So wie die außenpolitische Revision von Versailles und eine expansive Außenpolitik von Schulenburg geteilt wurde, fand die Besatzungspolitik einen energischen Kritiker. Den Unrechtscharakter der Herrschaft seines ehemaligen Vertrauten Koch in der Ukraine beklagte er als "kurzsichtige Politik der Unterwerfung und Ausbeutung", anstatt "die beherrschten Völker für die Führung des Reiches zu gewinnen". Der in verschiedenen Wehrmachtsstäben Tätige entwickelte ab 1942 Konzepte einer Ordnung nach Hitler, in der das Reich aber die meisten der seit 1937 dazugewonnenen Gebiete behalten sollte. Innenpolitisch erinnerte der von ihm bevorzugte autoritäre Ständestaat wieder an Theorien aus seiner Zeit vor 1930.
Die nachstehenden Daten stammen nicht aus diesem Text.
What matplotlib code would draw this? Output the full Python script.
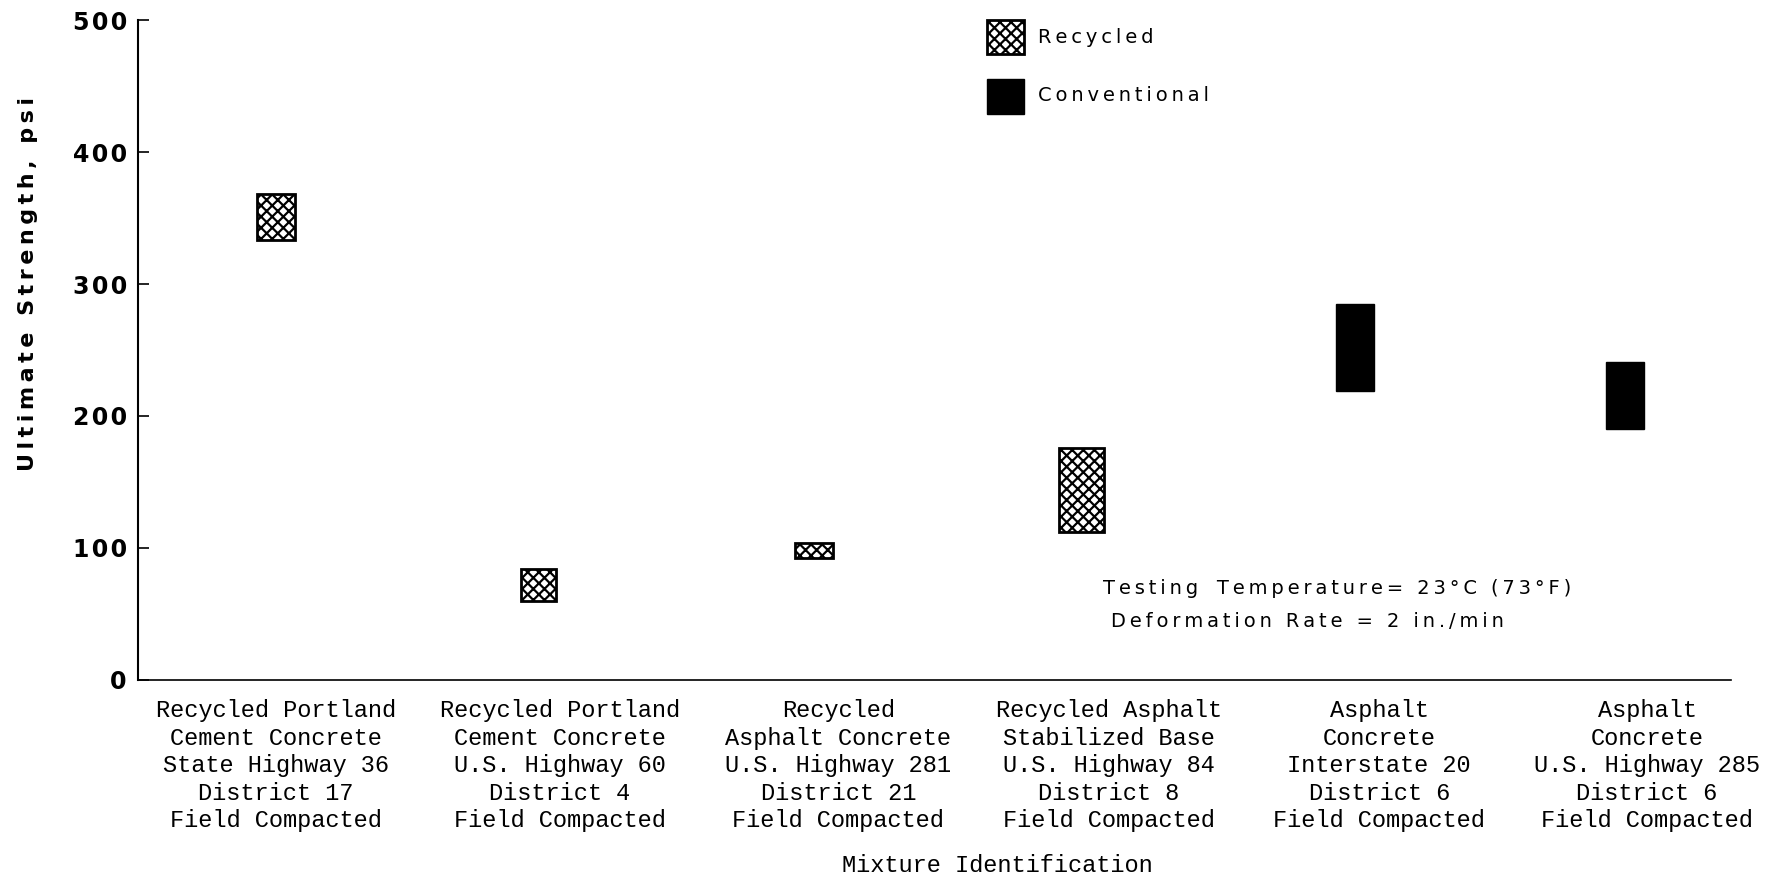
import matplotlib
matplotlib.use("Agg")
import matplotlib.pyplot as plt
from matplotlib.patches import Rectangle

categories = [
    "Recycled Portland\nCement Concrete\nState Highway 36\nDistrict 17\nField Compacted",
    "Recycled Portland\nCement Concrete\nU.S. Highway 60\nDistrict 4\nField Compacted",
    "Recycled\nAsphalt Concrete\nU.S. Highway 281\nDistrict 21\nField Compacted",
    "Recycled Asphalt\nStabilized Base\nU.S. Highway 84\nDistrict 8\nField Compacted",
    "Asphalt\nConcrete\nInterstate 20\nDistrict 6\nField Compacted",
    "Asphalt\nConcrete\nU.S. Highway 285\nDistrict 6\nField Compacted",
]
strength_low = [333, 60, 92, 112, 219, 190]
strength_high = [368, 84, 104, 176, 285, 241]
mixture_type = ["Recycled", "Recycled", "Recycled", "Recycled", "Conventional", "Conventional"]
yticks = [0, 100, 200, 300, 400, 500]

plt.rcParams["hatch.linewidth"] = 1.6

def spaced(s, sep="\u2009"):
    return sep.join(s)

fig = plt.figure(figsize=(17.68, 8.75), dpi=100)
ax = fig.add_axes([0.078, 0.223, 0.901, 0.754])

bar_x = [0, 0.97, 1.99, 2.98, 3.99, 4.99]
bar_w = [0.14, 0.13, 0.14, 0.165, 0.14, 0.14]
label_x = [0, 1.05, 2.08, 3.08, 4.08, 5.07]

for x, w, lo, hi, t in zip(bar_x, bar_w, strength_low, strength_high, mixture_type):
    if t == "Recycled":
        ax.bar(x, hi - lo, bottom=lo, width=w, facecolor="white", edgecolor="black",
               hatch="xxx", linewidth=2)
    else:
        ax.bar(x, hi - lo, bottom=lo, width=w, facecolor="black", edgecolor="black", linewidth=1)

ax.set_xlim(-0.51, 5.38)
ax.set_ylim(0, 500)
ax.set_yticks(yticks)
ax.set_yticklabels([spaced(str(v), "\u200a") for v in yticks], fontsize=17, fontweight="bold",
                   family="DejaVu Sans")
ax.tick_params(axis="y", direction="in", length=8, width=1.2, pad=8)
ax.set_xticks(label_x)
ax.set_xticklabels(categories, family="Liberation Mono", fontsize=17, linespacing=1.25)
ax.tick_params(axis="x", length=0, pad=14)
ax.spines["top"].set_visible(False)
ax.spines["right"].set_visible(False)
ax.spines["left"].set_linewidth(1.5)
ax.spines["bottom"].set_linewidth(1.2)

fig.text(0.016, 0.675, spaced("Ultimate Strength, psi"), rotation=90, fontsize=16,
         fontweight="bold", family="DejaVu Sans", ha="center", va="center")
fig.text(0.564, 0.011, "Mixture Identification", family="Liberation Mono",
         fontsize=17, ha="center", va="center")

# legend
lx0 = 0.533
ax.add_patch(Rectangle((lx0, 0.949), 0.023, 0.051, transform=ax.transAxes, facecolor="white",
                       edgecolor="black", hatch="xxx", linewidth=2, clip_on=False))
ax.add_patch(Rectangle((lx0, 0.858), 0.023, 0.053, transform=ax.transAxes, facecolor="black",
                       edgecolor="black", clip_on=False))
ax.text(lx0 + 0.032, 0.973, spaced("Recycled"), transform=ax.transAxes, fontsize=14,
        va="center", ha="left", family="DejaVu Sans")
ax.text(lx0 + 0.032, 0.885, spaced("Conventional"), transform=ax.transAxes, fontsize=14,
        va="center", ha="left", family="DejaVu Sans")

ax.text(0.606, 0.138, spaced("Testing") + "   " + spaced("Temperature= 23°C (73°F)"),
        transform=ax.transAxes, fontsize=14, va="center", ha="left", family="DejaVu Sans")
ax.text(0.611, 0.089, spaced("Deformation Rate = 2 in./min"), transform=ax.transAxes,
        fontsize=14, va="center", ha="left", family="DejaVu Sans")

fig.savefig("out.png", dpi=100)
Spätestens ab dieser Zeit wurde Schulenburg zum Motor der Verschwörung. Er hielt Kontakt zu Hans Oster, Henning von Tresckow und vor allem zu Goerdeler, seine Stabstätigkeit machte ihn in ganz Europa beweglich. Um kein "Dolchstoß"-Motiv zu bieten, drängte er auf rasches Handeln - und das hieß für ihn schon zu dieser Zeit die Beseitigung Hitlers. Sein umtriebiges Engagement von Paris bis Berlin verminderte sich auch nicht, als er 1943 in den Fokus der Gestapo geriet, aus dem er sich aber durch seine guten Kontakte im Innenministerium befreien konnte. Problematisch gestalteten sich die Kontakte zum Kreisauer Kreis um Helmuth von Moltke, mit dem er politisch zu wenig übereinstimmte und dessen Hadern zu konkreten Attentatsplänen der Praktiker Schulenburg nicht teilen mochte.

In seinem Herzen "schlug die Glocke von Potsdam"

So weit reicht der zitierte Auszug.